Reports of exploitative rent and neglected living conditions have risen with the increase in corporate ownership of these communities in recent years, the letters said.

Manufactured housing has been turned to as an affordable housing solution this year, but advocates, like Hassan, argue the structure of private equity ownership in these communities could uproot its purpose.

"Residents of manufactured housing communities include significant numbers of seniors, people with disabilities, low-income families, and people who live in rural areas," Hassan wrote. "In addition, residents often have limited ability to move; homes can be difficult to resell, and homeowners rarely relocate them because of the costs and risk of structural damage. Therefore, residents may have few if any options when faced with egregious rent increases, changes in lease terms, or other business decisions by community owners."

Residents of Yes! Communities, one of the largest owners of manufactured housing in the United States, signed a similar note sent to Brookfield Asset Management regarding its possible acquisition of Yes! Communities.

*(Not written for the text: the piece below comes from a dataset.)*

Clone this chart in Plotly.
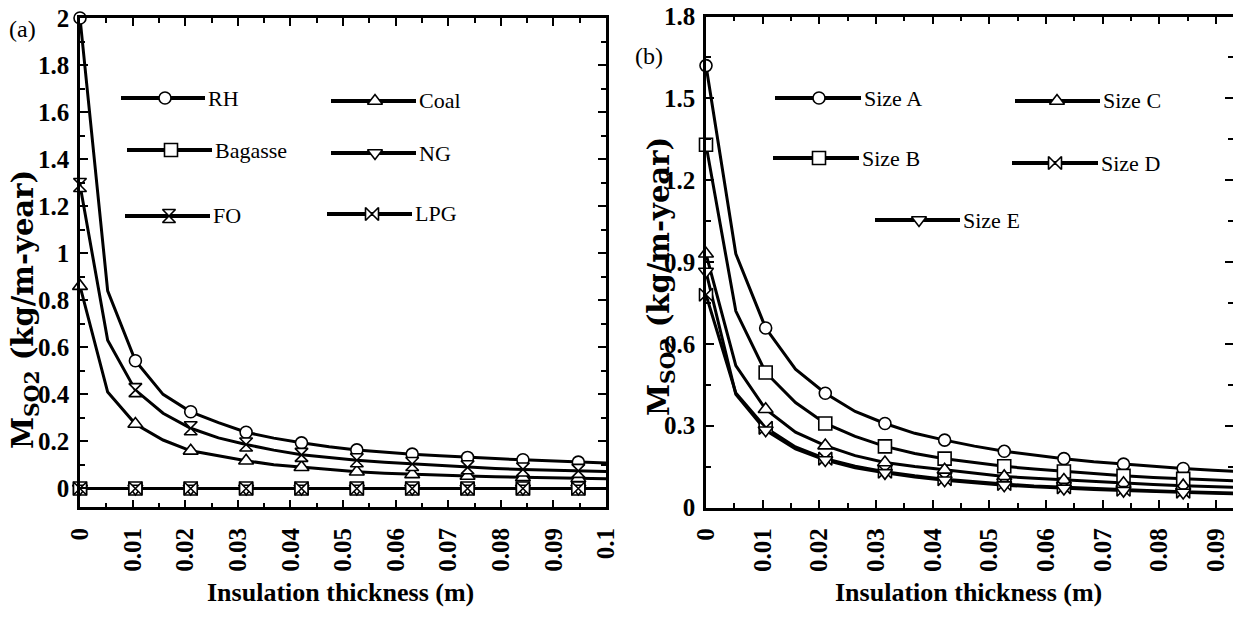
import plotly.graph_objects as go

# ---------------- data ----------------
# insulation thickness grid (m)
x_thick = [0.0, 0.00526, 0.01053, 0.01579, 0.02105, 0.02632, 0.03158, 0.03684, 0.04211, 0.04737,
           0.05263, 0.05789, 0.06316, 0.06842, 0.07368, 0.07895, 0.08421, 0.08947, 0.09474, 0.1]

# panel (a): fuels
fuel_names = ["RH", "Coal", "Bagasse", "NG", "FO", "LPG"]
rh      = [2.00, 0.84, 0.543, 0.400, 0.326, 0.280, 0.239, 0.214, 0.194, 0.177,
           0.164, 0.154, 0.146, 0.139, 0.132, 0.127, 0.122, 0.117, 0.112, 0.108]
coal    = [0.86, 0.41, 0.274, 0.206, 0.160, 0.138, 0.118, 0.101, 0.090, 0.080,
           0.071, 0.065, 0.060, 0.056, 0.053, 0.050, 0.047, 0.045, 0.043, 0.041]
bagasse = [0.0, 0.0, 0.0, 0.0, 0.0, 0.0, 0.0, 0.0, 0.0, 0.0,
           0.0, 0.0, 0.0, 0.0, 0.0, 0.0, 0.0, 0.0, 0.0, 0.0]
ng      = [0.0, 0.0, 0.0, 0.0, 0.0, 0.0, 0.0, 0.0, 0.0, 0.0,
           0.0, 0.0, 0.0, 0.0, 0.0, 0.0, 0.0, 0.0, 0.0, 0.0]
fo      = [1.29, 0.63, 0.418, 0.320, 0.256, 0.215, 0.187, 0.163, 0.143, 0.130,
           0.120, 0.111, 0.104, 0.097, 0.090, 0.085, 0.081, 0.078, 0.075, 0.072]
lpg     = [0.0, 0.0, 0.0, 0.0, 0.0, 0.0, 0.0, 0.0, 0.0, 0.0,
           0.0, 0.0, 0.0, 0.0, 0.0, 0.0, 0.0, 0.0, 0.0, 0.0]

# panel (b): pipe sizes
size_names = ["Size A", "Size C", "Size B", "Size D", "Size E"]
size_a = [1.62, 0.93, 0.658, 0.507, 0.419, 0.352, 0.308, 0.272, 0.247, 0.225,
          0.206, 0.192, 0.179, 0.168, 0.159, 0.150, 0.143, 0.137, 0.131, 0.125]
size_b = [1.33, 0.72, 0.495, 0.385, 0.308, 0.261, 0.224, 0.198, 0.179, 0.164,
          0.151, 0.141, 0.132, 0.123, 0.116, 0.110, 0.105, 0.100, 0.096, 0.092]
size_c = [0.93, 0.52, 0.360, 0.276, 0.227, 0.190, 0.165, 0.150, 0.138, 0.125,
          0.114, 0.107, 0.101, 0.095, 0.089, 0.084, 0.080, 0.076, 0.073, 0.070]
size_d = [0.78, 0.42, 0.292, 0.222, 0.179, 0.151, 0.131, 0.116, 0.104, 0.094,
          0.086, 0.079, 0.074, 0.069, 0.065, 0.061, 0.058, 0.055, 0.052, 0.050]
size_e = [0.865, 0.415, 0.283, 0.215, 0.174, 0.146, 0.127, 0.112, 0.100, 0.090,
          0.082, 0.076, 0.070, 0.066, 0.062, 0.058, 0.055, 0.052, 0.050, 0.048]

x_tick_a = [0, 0.01, 0.02, 0.03, 0.04, 0.05, 0.06, 0.07, 0.08, 0.09, 0.1]
x_tick_b = [0, 0.01, 0.02, 0.03, 0.04, 0.05, 0.06, 0.07, 0.08, 0.09]

# ---------------- styling ----------------
W, H = 1233, 617
SERIF = "Liberation Serif"
BLACK = "black"


def fx(px):
    """window pixel x -> paper fraction"""
    return px / W


def fy(py):
    """window pixel y -> paper fraction"""
    return 1 - py / H


series_a = [
    ("RH", rh, "circle", 12),
    ("Coal", coal, "triangle-up", 13),
    ("Bagasse", bagasse, "square", 13),
    ("NG", ng, "triangle-down", 13),
    ("FO", fo, "hourglass", 13),
    ("LPG", lpg, "bowtie", 13),
]
series_b = [
    ("Size A", size_a, "circle", 12),
    ("Size B", size_b, "square", 13),
    ("Size C", size_c, "triangle-up", 13),
    ("Size D", size_d, "bowtie", 13),
    ("Size E", size_e, "triangle-down", 13),
]

fig = go.Figure()


def add_panel(series, xa, ya):
    # lines first
    for name, ys, sym, sz in series:
        fig.add_trace(go.Scatter(x=x_thick, y=ys, mode="lines", name=name,
                                 line=dict(color=BLACK, width=3),
                                 xaxis=xa, yaxis=ya, showlegend=False,
                                 hoverinfo="skip"))
    # markers on every second point
    for name, ys, sym, sz in series:
        fig.add_trace(go.Scatter(x=x_thick[::2], y=ys[::2], mode="markers", name=name,
                                 marker=dict(symbol=sym, size=sz, color="white",
                                             line=dict(color=BLACK, width=1.6)),
                                 xaxis=xa, yaxis=ya, showlegend=False, cliponaxis=False))


add_panel(series_a, "x", "y")
add_panel(series_b, "x2", "y2")

# ---------------- in-plot legends (window-pixel layout) ----------------
legend_items = [
    # name, symbol, size, line x0, x1, marker x, y
    ("RH", "circle", 12, 121, 205, 165, 98),
    ("Coal", "triangle-up", 13, 331, 416, 375, 101),
    ("Bagasse", "square", 13, 127, 212, 171, 150),
    ("NG", "triangle-down", 13, 331, 416, 375, 153),
    ("FO", "hourglass", 13, 125, 210, 169, 216),
    ("LPG", "bowtie", 13, 327, 412, 372, 214),
    ("Size A", "circle", 12, 775, 861, 819, 98),
    ("Size B", "square", 13, 773, 859, 819, 158),
    ("Size C", "triangle-up", 13, 1015, 1100, 1057, 101),
    ("Size D", "bowtie", 13, 1012, 1098, 1055, 163),
    ("Size E", "triangle-down", 13, 875, 960, 919, 220),
]
for name, sym, sz, lx0, lx1, mx, ly in legend_items:
    fig.add_trace(go.Scatter(x=[lx0, lx1], y=[ly, ly], mode="lines",
                             line=dict(color=BLACK, width=4), xaxis="x3", yaxis="y3",
                             showlegend=False, hoverinfo="skip"))
    fig.add_trace(go.Scatter(x=[mx], y=[ly], mode="markers",
                             marker=dict(symbol=sym, size=sz, color="white",
                                         line=dict(color=BLACK, width=1.6)),
                             xaxis="x3", yaxis="y3", showlegend=False, hoverinfo="skip"))
    fig.add_annotation(text=name, xref="paper", yref="paper", x=fx(lx1 + 1), y=fy(ly),
                       xanchor="left", yanchor="middle", showarrow=False,
                       font=dict(family=SERIF, size=22, color=BLACK))

# ---------------- axes ----------------
tickfont = dict(family=SERIF, size=25, color=BLACK, weight="bold")


def xaxis_cfg(domain, rng, anchor, tickvals):
    return dict(domain=domain, range=rng, anchor=anchor, tickmode="array", tickvals=tickvals,
                ticks="inside", ticklen=8, tickwidth=2, tickcolor=BLACK,
                minor=dict(dtick=0.005, tick0=0, ticks="inside", ticklen=5, tickwidth=1.5,
                           tickcolor=BLACK),
                showline=True, linewidth=2.5, linecolor=BLACK, mirror="ticks",
                showgrid=False, zeroline=False, tickangle=-90, tickfont=tickfont,
                ticklabelstandoff=8, automargin=False, ticklabeloverflow="allow")


def yaxis_cfg(domain, rng, anchor, dtick, mdtick):
    return dict(domain=domain, range=rng, anchor=anchor, tick0=0, dtick=dtick,
                ticks="inside", ticklen=8, tickwidth=2, tickcolor=BLACK,
                minor=dict(dtick=mdtick, tick0=0, ticks="inside", ticklen=5, tickwidth=1.5,
                           tickcolor=BLACK),
                showline=True, linewidth=2.5, linecolor=BLACK, mirror="ticks",
                showgrid=False, zeroline=False, tickfont=tickfont, ticklabelstandoff=3,
                automargin=False, ticklabeloverflow="allow")


fig.update_layout(
    width=W, height=H,
    margin=dict(l=0, r=0, t=0, b=0, autoexpand=False),
    paper_bgcolor="white", plot_bgcolor="rgba(0,0,0,0)",
    showlegend=False,
    xaxis=xaxis_cfg([fx(80), fx(606)], [0, 0.1], "y", x_tick_a),
    yaxis=yaxis_cfg([fy(507.3), fy(18)], [-0.08, 2.0], "x", 0.2, 0.1),
    xaxis2=xaxis_cfg([fx(706), 1.0], [0, 0.093], "y2", x_tick_b),
    yaxis2=yaxis_cfg([fy(507.5), fy(16.5)], [0, 1.8], "x2", 0.3, 0.15),
    xaxis3=dict(domain=[0, 1], range=[0, W], anchor="y3", visible=False,
                fixedrange=True, automargin=False),
    yaxis3=dict(domain=[0, 1], range=[H, 0], anchor="x3", visible=False,
                fixedrange=True, automargin=False),
)

# axis titles and panel labels
title_font = dict(family=SERIF, size=26, color=BLACK, weight="bold")
fig.add_annotation(text="Insulation thickness (m)", xref="paper", yref="paper",
                   x=fx(340), y=fy(592), showarrow=False, font=title_font,
                   xanchor="center", yanchor="middle")
fig.add_annotation(text="Insulation thickness (m)", xref="paper", yref="paper",
                   x=fx(968), y=fy(592), showarrow=False, font=title_font,
                   xanchor="center", yanchor="middle")
ytitle_font = dict(family="DejaVu Serif", size=29, color=BLACK, weight="bold")
fig.add_annotation(text="M<sub>SO2</sub> (kg/m-year)", xref="paper", yref="paper",
                   x=fx(25), y=fy(310), textangle=-90, showarrow=False, font=ytitle_font,
                   xanchor="center", yanchor="middle")
fig.add_annotation(text="M<sub>SO2</sub> (kg/m-year)", xref="paper", yref="paper",
                   x=fx(661), y=fy(277), textangle=-90, showarrow=False, font=ytitle_font,
                   xanchor="center", yanchor="middle")
fig.add_annotation(text="(a)", xref="paper", yref="paper", x=fx(7), y=fy(29),
                   xanchor="left", yanchor="middle", showarrow=False,
                   font=dict(family=SERIF, size=24, color=BLACK))
fig.add_annotation(text="(b)", xref="paper", yref="paper", x=fx(633), y=fy(56),
                   xanchor="left", yanchor="middle", showarrow=False,
                   font=dict(family=SERIF, size=24, color=BLACK))

# the page's default 8px body margin would push the figure off the window; remove it
fig.write_html("out.html",
               config={"displayModeBar": False},
               post_script="document.body.style.margin='0';document.body.style.overflow='hidden';")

The note cited multiple issues related to rent hikes, maintenance and management within the communities across the Midwest. It asked Brookfield to commit to a set of standards if it purchases Yes! Communities, including: Capping home and lot rent increases at 3% per year, pledging not to impose any new fees or increase any existing fees and allowing residents to have window air conditioning units.

Rents in manufactured housing communities increased more than five times the pace of traditional apartment buildings, with some communities raising rent as much as 50%, Hassan wrote.